Despite these operational benefits, aligning AI with compliance remains a challenge. Regulatory and ethical considerations were cited as key concerns by 55% of firms, highlighting the need for continuous regulatory adaptation. In a heavily regulated sector, compliance lapses can quickly erode trust and damage client relationships.
While AI brings clear advantages, it also presents regulatory hurdles. A significant 62% of wealth management firms report that the lack of clear regulatory guidelines is a top obstacle to AI adoption. Firms must balance innovation with ethical practices and compliance, particularly in managing biased or discriminatory outputs that could impact client fairness.
To address these challenges, firms are investing in data governance frameworks designed to improve AI transparency and fairness. Sridhar Byreddy, Vice President and CTO for Capital Markets and Insurance at Wipro, notes that regulatory scrutiny of AI has “intensified significantly, particularly in the last 12 to 18 months.” As the regulatory landscape continues to evolve, firms must take a proactive approach, ensuring AI implementations align with ethical and compliance standards.

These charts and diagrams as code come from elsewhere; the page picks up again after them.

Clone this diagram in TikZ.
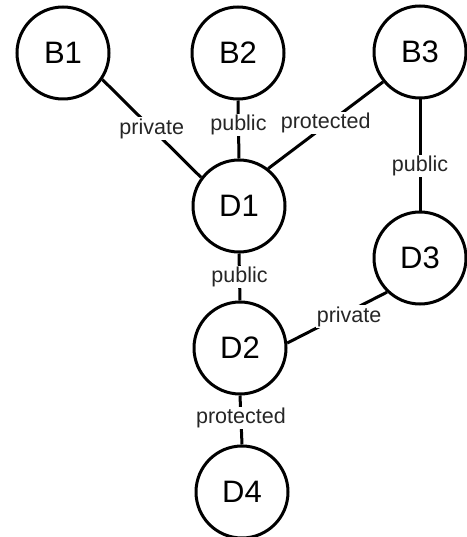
\documentclass[tikz,border=0pt]{standalone}
\usepackage{fontspec}
\setmainfont{Liberation Sans}
\begin{document}
\begin{tikzpicture}[x=1pt,y=-1pt,
  cls/.style={circle,draw=black,line width=3pt,fill=white,minimum size=92pt,inner sep=0pt,font=\fontsize{31}{31}\selectfont},
  conn/.style={line width=3pt},
  lbl/.style={fill=white,inner sep=1pt,text=black!85,font=\fontsize{21.5}{21.5}\selectfont}]
\useasboundingbox (0,0) rectangle (466,537);
\fill[white] (0,0) rectangle (466,537);
\node[cls] (B1) at (63,53) {B1};
\node[cls] (B2) at (238,53) {B2};
\node[cls] (B3) at (420,52) {B3};
\node[cls] (D1) at (239,206) {D1};
\node[cls] (D3) at (420,258) {D3};
\node[cls] (D2) at (240,348) {D2};
\node[cls] (D4) at (242,492) {D4};
\draw[conn] (B1.-34) -- node[lbl,pos=0.5] (l1) {private} (D1.143);
\draw[conn] (B2.south) -- node[lbl,pos=0.43] (l2) {public} (D1.north);
\draw[conn] (B3.219) -- node[lbl,pos=0.5,yshift=2pt] (l3) {protected} (D1.52);
\draw[conn] (B3.south) -- node[lbl,pos=0.6] (l4) {public} (D3.north);
\draw[conn] (D1.south) -- node[lbl,pos=0.5] (l5) {public} (D2.north);
\draw[conn] (D2.6) -- node[lbl,pos=0.62,yshift=-5pt] (l6) {private} (D3.226);
\draw[conn] (D2.south) -- node[lbl,pos=0.45] (l7) {protected} (D4.north);
\end{tikzpicture}
\end{document}
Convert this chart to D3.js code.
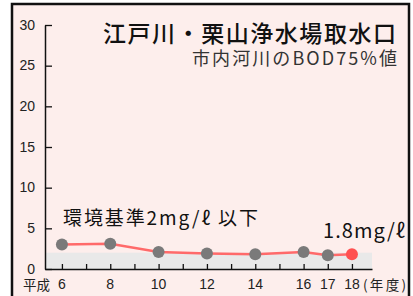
<!DOCTYPE html>
<meta charset="utf-8">
<style>
  body { margin: 0; background: #fff; }
  text { font-family: "Noto Sans CJK JP", sans-serif; }
</style>
<body>
<div id="chart"></div>
<script src="https://d3js.org/d3.v7.min.js"></script>
<script>

// data
var years = [6, 8, 10, 12, 14, 16, 17, 18];
var bod = [3.0, 3.1, 2.1, 1.9, 1.8, 2.1, 1.7, 1.8];
var xTicks = [6, 7, 8, 9, 10, 11, 12, 13, 14, 15, 16, 17, 18];
var xLabels = [6, 8, 10, 12, 14, 16, 17, 18];
var yTicks = [0, 5, 10, 15, 20, 25, 30];
var standard = 2;

var W = 413, H = 296;

var svg = d3.select("#chart")
  .append("svg")
    .attr("width", W)
    .attr("height", H);

// frame
svg.append("rect")
  .attr("x", 12).attr("y", 4)
  .attr("width", 397).attr("height", H + 10)
  .attr("fill", "#fdeeec")
  .attr("stroke", "#111")
  .attr("stroke-width", 2.5);

var x = d3.scaleLinear().domain([5.3, 18.83]).range([45, 372]);
var y = d3.scaleLinear().domain([0, 30]).range([269, 25]);

// grey band for the standard (0 - 2)
svg.append("rect")
  .attr("x", x(5.3))
  .attr("y", y(standard))
  .attr("width", x(18.83) - x(5.3))
  .attr("height", y(0) - y(standard))
  .attr("fill", "#e9e9e9");

// Y axis
var yAxis = svg.append("g")
  .attr("transform", "translate(" + x(5.3) + ",0)")
  .call(d3.axisRight(y).tickValues(yTicks).tickSize(7).tickSizeOuter(0));
yAxis.select(".domain").attr("stroke", "#111").attr("stroke-width", 1.5);
yAxis.selectAll(".tick line").attr("stroke", "#111").attr("stroke-width", 1.3);
yAxis.selectAll(".tick text")
  .attr("x", -10)
  .attr("dy", "0.3em")
  .attr("text-anchor", "end")
  .attr("fill", "#222")
  .style("font-family", "'Liberation Sans', Arial, sans-serif")
  .style("font-size", "14px");

// X axis (ticks point up into the plot)
var xAxis = svg.append("g")
  .attr("transform", "translate(0," + y(0) + ")")
  .call(d3.axisTop(x).tickValues(xTicks).tickSize(5).tickSizeOuter(0).tickFormat(""));
xAxis.select(".domain").attr("stroke", "#111").attr("stroke-width", 1.5);
xAxis.selectAll(".tick line").attr("stroke", "#111").attr("stroke-width", 1.3);

svg.append("g").selectAll("text")
  .data(xLabels)
  .enter()
  .append("text")
    .attr("x", function(d) { return x(d); })
    .attr("y", 289)
    .attr("text-anchor", "middle")
    .attr("fill", "#222")
    .style("font-family", "'Liberation Sans', Arial, sans-serif")
    .style("font-size", "14px")
    .text(function(d) { return d; });

svg.append("text")
  .attr("x", 23).attr("y", 290)
  .attr("fill", "#222")
  .style("font-size", "13.5px")
  .text("平成");

svg.append("text")
  .attr("x", 363).attr("y", 290)
  .attr("fill", "#222")
  .style("font-size", "13.5px")
  .attr("textLength", 43)
  .text("(年度)");

// line
var pts = years.map(function(d, i) { return [d, bod[i]]; });
svg.append("path")
  .datum(pts)
  .attr("fill", "none")
  .attr("stroke", "#ff6a6a")
  .attr("stroke-width", 2.5)
  .attr("d", d3.line()
    .x(function(d) { return x(d[0]); })
    .y(function(d) { return y(d[1]); }));

svg.selectAll("circle.pt")
  .data(pts)
  .enter()
  .append("circle")
    .attr("class", "pt")
    .attr("cx", function(d) { return x(d[0]); })
    .attr("cy", function(d) { return y(d[1]); })
    .attr("r", 6)
    .attr("fill", function(d, i) { return i == pts.length - 1 ? "#ff5050" : "#7a7a7a"; });

// titles
svg.append("text")
  .attr("x", 103).attr("y", 42)
  .attr("fill", "#111")
  .style("font-size", "23px")
  .style("font-weight", "500")
  .attr("textLength", 293)
  .text("江戸川・栗山浄水場取水口");

svg.append("text")
  .attr("x", 192).attr("y", 65)
  .attr("fill", "#333")
  .style("font-size", "18px")
  .attr("textLength", 205)
  .text("市内河川のBOD75%値");

svg.append("text")
  .attr("x", 63).attr("y", 225)
  .attr("fill", "#111")
  .style("font-size", "19px")
  .attr("textLength", 195)
  .text("環境基準2mg/ℓ 以下");

svg.append("text")
  .attr("x", 323).attr("y", 238)
  .attr("fill", "#111")
  .style("font-size", "20px")
  .attr("textLength", 82)
  .text("1.8mg/ℓ");

</script>
</body>
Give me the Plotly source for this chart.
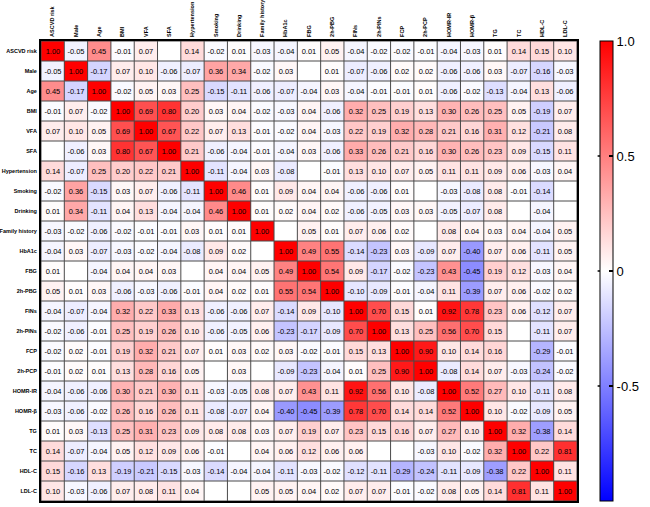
import plotly.graph_objects as go

labels = ["ASCVD risk", "Male", "Age", "BMI", "VFA", "SFA", "Hypertension", "Smoking",
          "Drinking", "Family history", "HbA1c", "FBG", "2h-PBG", "FINs", "2h-PINs", "FCP",
          "2h-PCP", "HOMR-IR", "HOMR-β", "TG", "TC", "HDL-C", "LDL-C"]

N = None
r_ascvd = [1.00, -0.05, 0.45, -0.01, 0.07, N, 0.14, -0.02, 0.01, -0.03, -0.04, 0.01, 0.05, -0.04, -0.02, -0.02, -0.01, -0.04, -0.03, 0.01, 0.14, 0.15, 0.10]
r_male = [-0.05, 1.00, -0.17, 0.07, 0.10, -0.06, -0.07, 0.36, 0.34, -0.02, 0.03, N, 0.01, -0.07, -0.06, 0.02, 0.02, -0.06, -0.06, 0.03, -0.07, -0.16, -0.03]
r_age = [0.45, -0.17, 1.00, -0.02, 0.05, 0.03, 0.25, -0.15, -0.11, -0.06, -0.07, -0.04, 0.03, -0.04, -0.01, -0.01, 0.01, -0.06, -0.02, -0.13, -0.04, 0.13, -0.06]
r_bmi = [-0.01, 0.07, -0.02, 1.00, 0.69, 0.80, 0.20, 0.03, 0.04, -0.02, -0.03, 0.04, -0.06, 0.32, 0.25, 0.19, 0.13, 0.30, 0.26, 0.25, 0.05, -0.19, 0.07]
r_vfa = [0.07, 0.10, 0.05, 0.69, 1.00, 0.67, 0.22, 0.07, 0.13, -0.01, -0.02, 0.04, -0.03, 0.22, 0.19, 0.32, 0.28, 0.21, 0.16, 0.31, 0.12, -0.21, 0.08]
r_sfa = [N, -0.06, 0.03, 0.80, 0.67, 1.00, 0.21, -0.06, -0.04, -0.01, -0.04, 0.03, -0.06, 0.33, 0.26, 0.21, 0.16, 0.30, 0.26, 0.23, 0.09, -0.15, 0.11]
r_hyper = [0.14, -0.07, 0.25, 0.20, 0.22, 0.21, 1.00, -0.11, -0.04, 0.03, -0.08, N, -0.01, 0.13, 0.10, 0.07, 0.05, 0.11, 0.11, 0.09, 0.06, -0.03, 0.04]
r_smoke = [-0.02, 0.36, -0.15, 0.03, 0.07, -0.06, -0.11, 1.00, 0.46, 0.01, 0.09, 0.04, 0.04, -0.06, -0.06, 0.01, N, -0.03, -0.08, 0.08, -0.01, -0.14, N]
r_drink = [0.01, 0.34, -0.11, 0.04, 0.13, -0.04, -0.04, 0.46, 1.00, 0.01, 0.02, 0.04, 0.02, -0.06, -0.05, 0.03, 0.03, -0.05, -0.07, 0.08, N, -0.04, N]
r_family = [-0.03, -0.02, -0.06, -0.02, -0.01, -0.01, 0.03, 0.01, 0.01, 1.00, N, 0.05, 0.01, 0.07, 0.06, 0.02, N, 0.08, 0.04, 0.03, 0.04, -0.04, 0.05]
r_hba1c = [-0.04, 0.03, -0.07, -0.03, -0.02, -0.04, -0.08, 0.09, 0.02, N, 1.00, 0.49, 0.55, -0.14, -0.23, 0.03, -0.09, 0.07, -0.40, 0.07, 0.06, -0.11, 0.05]
r_fbg = [0.01, N, -0.04, 0.04, 0.04, 0.03, N, 0.04, 0.04, 0.05, 0.49, 1.00, 0.54, 0.09, -0.17, -0.02, -0.23, 0.43, -0.45, 0.19, 0.12, -0.03, 0.04]
r_2hpbg = [0.05, 0.01, 0.03, -0.06, -0.03, -0.06, -0.01, 0.04, 0.02, 0.01, 0.55, 0.54, 1.00, -0.10, -0.09, -0.01, -0.04, 0.11, -0.39, 0.07, 0.06, -0.02, 0.02]
r_fins = [-0.04, -0.07, -0.04, 0.32, 0.22, 0.33, 0.13, -0.06, -0.06, 0.07, -0.14, 0.09, -0.10, 1.00, 0.70, 0.15, 0.01, 0.92, 0.78, 0.23, 0.06, -0.12, 0.07]
r_2hpins = [-0.02, -0.06, -0.01, 0.25, 0.19, 0.26, 0.10, -0.06, -0.05, 0.06, -0.23, -0.17, -0.09, 0.70, 1.00, 0.13, 0.25, 0.56, 0.70, 0.15, N, -0.11, 0.07]
r_fcp = [-0.02, 0.02, -0.01, 0.19, 0.32, 0.21, 0.07, 0.01, 0.03, 0.02, 0.03, -0.02, -0.01, 0.15, 0.13, 1.00, 0.90, 0.10, 0.14, 0.16, N, -0.29, -0.01]
r_2hpcp = [-0.01, 0.02, 0.01, 0.13, 0.28, 0.16, 0.05, N, 0.03, N, -0.09, -0.23, -0.04, 0.01, 0.25, 0.90, 1.00, -0.08, 0.14, 0.07, -0.03, -0.24, -0.02]
r_homrir = [-0.04, -0.06, -0.06, 0.30, 0.21, 0.30, 0.11, -0.03, -0.05, 0.08, 0.07, 0.43, 0.11, 0.92, 0.56, 0.10, -0.08, 1.00, 0.52, 0.27, 0.10, -0.11, 0.08]
r_homrb = [-0.03, -0.06, -0.02, 0.26, 0.16, 0.26, 0.11, -0.08, -0.07, 0.04, -0.40, -0.45, -0.39, 0.78, 0.70, 0.14, 0.14, 0.52, 1.00, 0.10, -0.02, -0.09, 0.05]
r_tg = [0.01, 0.03, -0.13, 0.25, 0.31, 0.23, 0.09, 0.08, 0.08, 0.03, 0.07, 0.19, 0.07, 0.23, 0.15, 0.16, 0.07, 0.27, 0.10, 1.00, 0.32, -0.38, 0.14]
r_tc = [0.14, -0.07, -0.04, 0.05, 0.12, 0.09, 0.06, -0.01, N, 0.04, 0.06, 0.12, 0.06, 0.06, N, N, -0.03, 0.10, -0.02, 0.32, 1.00, 0.22, 0.81]
r_hdl = [0.15, -0.16, 0.13, -0.19, -0.21, -0.15, -0.03, -0.14, -0.04, -0.04, -0.11, -0.03, -0.02, -0.12, -0.11, -0.29, -0.24, -0.11, -0.09, -0.38, 0.22, 1.00, 0.11]
r_ldl = [0.10, -0.03, -0.06, 0.07, 0.08, 0.11, 0.04, N, N, 0.05, 0.05, 0.04, 0.02, 0.07, 0.07, -0.01, -0.02, 0.08, 0.05, 0.14, 0.81, 0.11, 1.00]

matrix = [r_ascvd, r_male, r_age, r_bmi, r_vfa, r_sfa, r_hyper, r_smoke, r_drink, r_family,
          r_hba1c, r_fbg, r_2hpbg, r_fins, r_2hpins, r_fcp, r_2hpcp, r_homrir, r_homrb,
          r_tg, r_tc, r_hdl, r_ldl]

cbar_vals = [-1.0, -0.5, 0.0, 0.5, 1.0]
cbar_text = ["-1.0", "-0.5", "0", "0.5", "1.0"]

n = len(labels)
idx = list(range(n))
text = [["" if v is None else f"{v:.2f}" for v in row] for row in matrix]

FONT = "Liberation Sans, Arial, sans-serif"
L, R, T, B = 41, 63, 41, 6
W, H = 650, 507
pw = W - L - R
cb_left = (610 - L) / pw

fig = go.Figure(go.Heatmap(
    z=matrix, x=idx, y=idx, text=text, texttemplate="%{text}",
    textfont=dict(family=FONT, size=7.5, color="black"),
    zmin=-1, zmax=1,
    colorscale=[[0, "rgb(0,0,255)"], [0.5, "rgb(255,255,255)"], [1, "rgb(255,0,0)"]],
    colorbar=dict(
        x=cb_left, xanchor="left", y=0.5, yanchor="middle", len=1,
        thickness=13, xpad=0, ypad=0, outlinewidth=1, outlinecolor="black",
        tickvals=cbar_vals, ticktext=cbar_text, ticks="inside", ticklen=4,
        tickcolor="black", tickwidth=1.5,
        tickfont=dict(family=FONT, size=13, color="black"),
    ),
    hoverongaps=False,
))

shapes = []
for k in range(n + 1):
    b = k - 0.5
    shapes.append(dict(type="line", xref="x", yref="y", x0=b, x1=b, y0=-0.5, y1=n - 0.5,
                       line=dict(color="#4a4a4a", width=1), layer="above"))
    shapes.append(dict(type="line", xref="x", yref="y", y0=b, y1=b, x0=-0.5, x1=n - 0.5,
                       line=dict(color="#4a4a4a", width=1), layer="above"))
# left-side tick dashes on the colour bar
for v in cbar_vals[1:-1]:
    yp = (v + 1) / 2
    shapes.append(dict(type="line", xref="paper", yref="paper",
                       x0=cb_left - 2 / pw, x1=cb_left + 3 / pw, y0=yp, y1=yp,
                       line=dict(color="black", width=1.5)))

fig.update_layout(
    width=W, height=H, autosize=False,
    margin=dict(l=L, r=R, t=T, b=B),
    paper_bgcolor="white", plot_bgcolor="white",
    shapes=shapes,
    xaxis=dict(tickvals=idx, ticktext=labels, side="top", tickangle=-90,
               range=[-0.5, n - 0.5], showgrid=False, zeroline=False, ticks="",
               showline=True, mirror=True, linecolor="black", linewidth=2,
               automargin=False,
               tickfont=dict(family=FONT, size=5.5, color="black", weight="bold"),
               ticklabelstandoff=1),
    yaxis=dict(tickvals=idx, ticktext=labels, range=[n - 0.5, -0.5],
               showgrid=False, zeroline=False, ticks="",
               showline=True, mirror=True, linecolor="black", linewidth=2,
               automargin=False,
               tickfont=dict(family=FONT, size=5.5, color="black", weight="bold"),
               ticklabelstandoff=1),
)

# remove the default page margin so the 650x507 figure fills the window exactly
fig.write_html("out.html", config={"displayModeBar": False},
               post_script="document.body.style.margin='0px';")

Another critical consideration in AI adoption is the skills gap within wealth management teams. The report indicates that 68% of firms are investing in training and hiring talent with AI expertise. Additionally, 61% of wealth managers are promoting cross-functional collaboration to maximise AI’s potential, encouraging data scientists, compliance officers, and advisors to work together on AI initiatives.
Success in AI-driven wealth management depends on advisors’ ability to leverage the technology effectively. This requires both the recruitment of AI specialists and the upskilling of existing staff, fostering a workforce capable of integrating AI seamlessly into client-facing and operational functions.
The Wipro report outlines recommendations to help wealth managers realise AI’s full potential. At the forefront is the need for comprehensive AI governance and compliance protocols. With regulatory requirements continuously evolving, firms must develop and frequently update internal policies to ensure compliance.
Developing client-centric AI strategies is another key recommendation. The report advocates for a balanced approach that keeps client needs at the core of AI applications, ensuring technology enhances rather than disrupts client relationships.
Data integrity and transparency are also essential. To achieve robust, compliant AI applications, firms are advised to adopt strong data governance practices, fostering systems that prioritise high-quality and explainable AI decision-making. Finally, cross-functional collaboration and talent development will be crucial for integrating AI into the wealth management sector successfully.
AI is reshaping wealth management by enabling hyper-personalisation, operational efficiencies, and innovative client engagement. However, as the sector becomes more dependent on AI, firms must navigate the complexities of compliance, data integrity, and skills development. Through strategic foresight and investment in governance and talent, wealth managers can harness AI’s transformative potential while upholding trust and regulatory standards.
As the report underscores, firms that proactively address these challenges will be well-positioned to thrive in an increasingly competitive environment. By integrating AI responsibly, wealth management can unlock new growth avenues and redefine client engagement, setting the stage for a more dynamic, data-driven future in WealthTech.